Set the listing down unchanged, minus every embedded image.

--- Start of SUPPLIED DATA ---

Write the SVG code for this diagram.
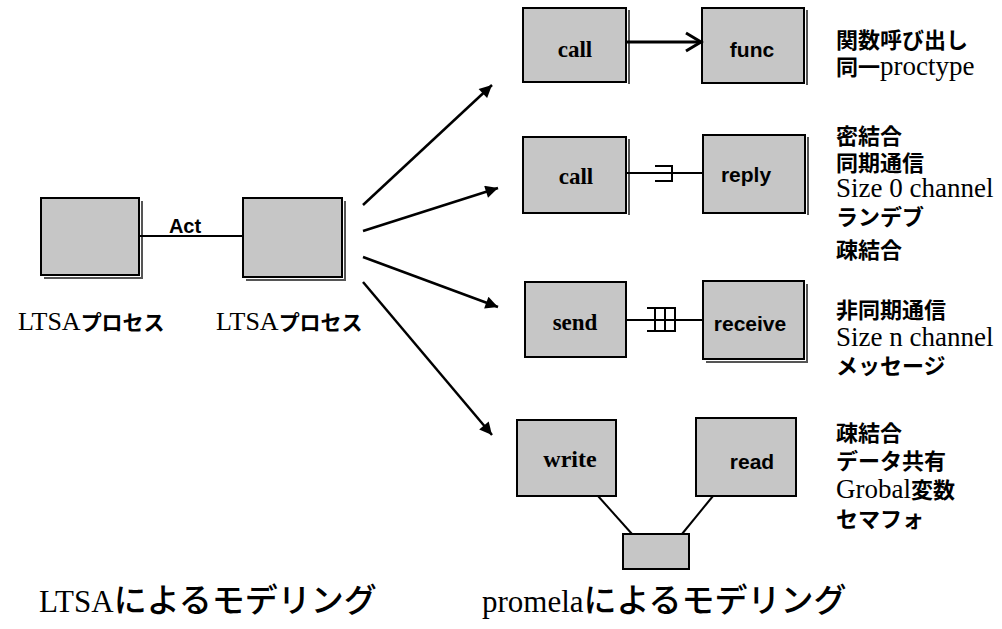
<svg xmlns="http://www.w3.org/2000/svg" width="1002" height="629" viewBox="0 0 1002 629">
<style>
.box{fill:#c6c6c6;stroke:#000;stroke-width:2}
.shadow{fill:none;stroke:#555;stroke-width:2}
.ln{stroke:#000;stroke-width:2;fill:none}
.arr{stroke:#000;stroke-width:2.5;fill:none}
.ser{font-family:'Liberation Serif','Times New Roman',serif;font-weight:700;fill:#000}
.san{font-family:'Liberation Sans',Arial,sans-serif;font-weight:700;fill:#000}
.rt{font-family:'Liberation Serif','Noto Sans CJK JP',serif;font-size:27px;fill:#000}
.jp{font-family:'Noto Sans CJK JP',sans-serif;font-weight:700;font-size:22px}
.lab{font-family:'Liberation Serif','Noto Sans CJK JP',serif;font-size:26px;fill:#000}
.jpl{font-family:'Noto Sans CJK JP',sans-serif;font-weight:700;font-size:21px}
.tt{font-family:'Liberation Serif','Noto Sans CJK JP',serif;font-size:31px;fill:#000}
.jpt{font-family:'Noto Sans CJK JP',sans-serif;font-weight:500;font-size:33px}
</style>
<defs>
<marker id="ah" viewBox="0 0 10 10" refX="10" refY="5" markerWidth="6" markerHeight="5" orient="auto" markerUnits="strokeWidth">
<path d="M0,0 L10,5 L0,10 z" fill="#000"/>
</marker>
</defs>

<g id="ltsa1">
<path class="shadow" d="M142,201 V278 H44"/>
<rect class="box" x="41" y="198" width="98" height="77"/>
</g>
<g id="ltsa2">
<path class="shadow" d="M345,201 V280 H246"/>
<rect class="box" x="243" y="198" width="99" height="79"/>
</g>
<text class="san" x="185" y="233" font-size="20" text-anchor="middle">Act</text>
<text class="lab" x="18" y="330">LTSA<tspan class="jpl">プロセス</tspan></text>
<text class="lab" x="216" y="330">LTSA<tspan class="jpl">プロセス</tspan></text>

<g id="call1">
<path class="shadow" d="M629,10 V84"/>
<rect class="box" x="523" y="8" width="103" height="74"/>
<text class="ser" x="575" y="57" font-size="23" text-anchor="middle">call</text>
</g>
<g id="func">
<path class="shadow" d="M807,10 V85"/>
<rect class="box" x="702" y="8" width="102" height="75"/>
<text class="san" x="752" y="57" font-size="21" text-anchor="middle">func</text>
</g>
<g id="call2">
<path class="shadow" d="M629,139 V215"/>
<rect class="box" x="523" y="137" width="103" height="76"/>
<text class="ser" x="576" y="184" font-size="23" text-anchor="middle">call</text>
</g>
<g id="reply">
<path class="shadow" d="M808,137 V215"/>
<rect class="box" x="703" y="135" width="102" height="78"/>
<text class="san" x="746" y="182" font-size="21" text-anchor="middle">reply</text>
</g>
<g id="send">
<rect class="box" x="525" y="282" width="101" height="75"/>
<text class="ser" x="575" y="330" font-size="23" text-anchor="middle">send</text>
</g>
<g id="receive">
<path class="shadow" d="M807,284 V362 H706"/>
<rect class="box" x="703" y="281" width="101" height="78"/>
<text class="san" x="750" y="331" font-size="21" text-anchor="middle">receive</text>
</g>
<g id="write">
<rect class="box" x="517" y="420" width="99" height="76"/>
<text class="ser" x="570" y="467" font-size="24" text-anchor="middle">write</text>
</g>
<g id="read">
<rect class="box" x="696" y="418" width="100" height="78"/>
<text class="san" x="752" y="469" font-size="21" text-anchor="middle">read</text>
</g>
<g id="shared">
<rect class="box" x="623" y="534" width="66" height="35"/>
</g>

<g id="connectors">
<line class="ln" x1="139" y1="236" x2="243" y2="236"/>
<line class="arr" x1="363" y1="205" x2="492" y2="85" marker-end="url(#ah)"/>
<line class="arr" x1="363" y1="231" x2="498" y2="188" marker-end="url(#ah)"/>
<line class="arr" x1="363" y1="257" x2="498" y2="307" marker-end="url(#ah)"/>
<line class="arr" x1="363" y1="282" x2="492" y2="435" marker-end="url(#ah)"/>
<line x1="627" y1="42" x2="700" y2="42" stroke="#000" stroke-width="3"/>
<path d="M686,33 L701,42 L686,51" fill="none" stroke="#000" stroke-width="3"/>
<line class="ln" x1="627" y1="173" x2="703" y2="173"/>
<path class="ln" d="M655,166 H672 V181 H655"/>
<line class="ln" x1="627" y1="320" x2="703" y2="320"/>
<path class="ln" d="M647,308 H676 M647,331 H676 M655,308 V331 M665,308 V331 M675,308 V331"/>
<line class="ln" x1="598" y1="496" x2="632" y2="534"/>
<line class="ln" x1="713" y1="496" x2="682" y2="534"/>
</g>

<g id="notes">
<text class="rt" x="836" y="48"><tspan class="jp">関数呼び出し</tspan></text>
<text class="rt" x="836" y="75"><tspan class="jp">同一</tspan>proctype</text>
<text class="rt" x="836" y="144"><tspan class="jp">密結合</tspan></text>
<text class="rt" x="836" y="171"><tspan class="jp">同期通信</tspan></text>
<text class="rt" x="836" y="197">Size 0 channel</text>
<text class="rt" x="836" y="225"><tspan class="jp">ランデブ</tspan></text>
<text class="rt" x="836" y="258"><tspan class="jp">疎結合</tspan></text>
<text class="rt" x="836" y="318"><tspan class="jp">非同期通信</tspan></text>
<text class="rt" x="836" y="346">Size n channel</text>
<text class="rt" x="836" y="374"><tspan class="jp">メッセージ</tspan></text>
<text class="rt" x="836" y="441"><tspan class="jp">疎結合</tspan></text>
<text class="rt" x="836" y="469"><tspan class="jp">データ共有</tspan></text>
<text class="rt" x="836" y="498">Grobal<tspan class="jp">変数</tspan></text>
<text class="rt" x="836" y="527"><tspan class="jp">セマフォ</tspan></text>
</g>

<text class="tt" x="39" y="612">LTSA<tspan class="jpt">によるモデリング</tspan></text>
<text class="tt" x="482" y="612">promela<tspan class="jpt">によるモデリング</tspan></text>
</svg>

--- End of SUPPLIED DATA ---

_REPLY_
Write the SVG code for this diagram.
<svg xmlns="http://www.w3.org/2000/svg" width="1002" height="629" viewBox="0 0 1002 629">
<style>
.box{fill:#c6c6c6;stroke:#000;stroke-width:2}
.shadow{fill:none;stroke:#555;stroke-width:2}
.ln{stroke:#000;stroke-width:2;fill:none}
.arr{stroke:#000;stroke-width:2.5;fill:none}
.ser{font-family:'Liberation Serif','Times New Roman',serif;font-weight:700;fill:#000}
.san{font-family:'Liberation Sans',Arial,sans-serif;font-weight:700;fill:#000}
.rt{font-family:'Liberation Serif','Noto Sans CJK JP',serif;font-size:27px;fill:#000}
.jp{font-family:'Noto Sans CJK JP',sans-serif;font-weight:700;font-size:22px}
.lab{font-family:'Liberation Serif','Noto Sans CJK JP',serif;font-size:26px;fill:#000}
.jpl{font-family:'Noto Sans CJK JP',sans-serif;font-weight:700;font-size:21px}
.tt{font-family:'Liberation Serif','Noto Sans CJK JP',serif;font-size:31px;fill:#000}
.jpt{font-family:'Noto Sans CJK JP',sans-serif;font-weight:500;font-size:33px}
</style>
<defs>
<marker id="ah" viewBox="0 0 10 10" refX="10" refY="5" markerWidth="6" markerHeight="5" orient="auto" markerUnits="strokeWidth">
<path d="M0,0 L10,5 L0,10 z" fill="#000"/>
</marker>
</defs>

<g id="ltsa1">
<path class="shadow" d="M142,201 V278 H44"/>
<rect class="box" x="41" y="198" width="98" height="77"/>
</g>
<g id="ltsa2">
<path class="shadow" d="M345,201 V280 H246"/>
<rect class="box" x="243" y="198" width="99" height="79"/>
</g>
<text class="san" x="185" y="233" font-size="20" text-anchor="middle">Act</text>
<text class="lab" x="18" y="330">LTSA<tspan class="jpl">プロセス</tspan></text>
<text class="lab" x="216" y="330">LTSA<tspan class="jpl">プロセス</tspan></text>

<g id="call1">
<path class="shadow" d="M629,10 V84"/>
<rect class="box" x="523" y="8" width="103" height="74"/>
<text class="ser" x="575" y="57" font-size="23" text-anchor="middle">call</text>
</g>
<g id="func">
<path class="shadow" d="M807,10 V85"/>
<rect class="box" x="702" y="8" width="102" height="75"/>
<text class="san" x="752" y="57" font-size="21" text-anchor="middle">func</text>
</g>
<g id="call2">
<path class="shadow" d="M629,139 V215"/>
<rect class="box" x="523" y="137" width="103" height="76"/>
<text class="ser" x="576" y="184" font-size="23" text-anchor="middle">call</text>
</g>
<g id="reply">
<path class="shadow" d="M808,137 V215"/>
<rect class="box" x="703" y="135" width="102" height="78"/>
<text class="san" x="746" y="182" font-size="21" text-anchor="middle">reply</text>
</g>
<g id="send">
<rect class="box" x="525" y="282" width="101" height="75"/>
<text class="ser" x="575" y="330" font-size="23" text-anchor="middle">send</text>
</g>
<g id="receive">
<path class="shadow" d="M807,284 V362 H706"/>
<rect class="box" x="703" y="281" width="101" height="78"/>
<text class="san" x="750" y="331" font-size="21" text-anchor="middle">receive</text>
</g>
<g id="write">
<rect class="box" x="517" y="420" width="99" height="76"/>
<text class="ser" x="570" y="467" font-size="24" text-anchor="middle">write</text>
</g>
<g id="read">
<rect class="box" x="696" y="418" width="100" height="78"/>
<text class="san" x="752" y="469" font-size="21" text-anchor="middle">read</text>
</g>
<g id="shared">
<rect class="box" x="623" y="534" width="66" height="35"/>
</g>

<g id="connectors">
<line class="ln" x1="139" y1="236" x2="243" y2="236"/>
<line class="arr" x1="363" y1="205" x2="492" y2="85" marker-end="url(#ah)"/>
<line class="arr" x1="363" y1="231" x2="498" y2="188" marker-end="url(#ah)"/>
<line class="arr" x1="363" y1="257" x2="498" y2="307" marker-end="url(#ah)"/>
<line class="arr" x1="363" y1="282" x2="492" y2="435" marker-end="url(#ah)"/>
<line x1="627" y1="42" x2="700" y2="42" stroke="#000" stroke-width="3"/>
<path d="M686,33 L701,42 L686,51" fill="none" stroke="#000" stroke-width="3"/>
<line class="ln" x1="627" y1="173" x2="703" y2="173"/>
<path class="ln" d="M655,166 H672 V181 H655"/>
<line class="ln" x1="627" y1="320" x2="703" y2="320"/>
<path class="ln" d="M647,308 H676 M647,331 H676 M655,308 V331 M665,308 V331 M675,308 V331"/>
<line class="ln" x1="598" y1="496" x2="632" y2="534"/>
<line class="ln" x1="713" y1="496" x2="682" y2="534"/>
</g>

<g id="notes">
<text class="rt" x="836" y="48"><tspan class="jp">関数呼び出し</tspan></text>
<text class="rt" x="836" y="75"><tspan class="jp">同一</tspan>proctype</text>
<text class="rt" x="836" y="144"><tspan class="jp">密結合</tspan></text>
<text class="rt" x="836" y="171"><tspan class="jp">同期通信</tspan></text>
<text class="rt" x="836" y="197">Size 0 channel</text>
<text class="rt" x="836" y="225"><tspan class="jp">ランデブ</tspan></text>
<text class="rt" x="836" y="258"><tspan class="jp">疎結合</tspan></text>
<text class="rt" x="836" y="318"><tspan class="jp">非同期通信</tspan></text>
<text class="rt" x="836" y="346">Size n channel</text>
<text class="rt" x="836" y="374"><tspan class="jp">メッセージ</tspan></text>
<text class="rt" x="836" y="441"><tspan class="jp">疎結合</tspan></text>
<text class="rt" x="836" y="469"><tspan class="jp">データ共有</tspan></text>
<text class="rt" x="836" y="498">Grobal<tspan class="jp">変数</tspan></text>
<text class="rt" x="836" y="527"><tspan class="jp">セマフォ</tspan></text>
</g>

<text class="tt" x="39" y="612">LTSA<tspan class="jpt">によるモデリング</tspan></text>
<text class="tt" x="482" y="612">promela<tspan class="jpt">によるモデリング</tspan></text>
</svg>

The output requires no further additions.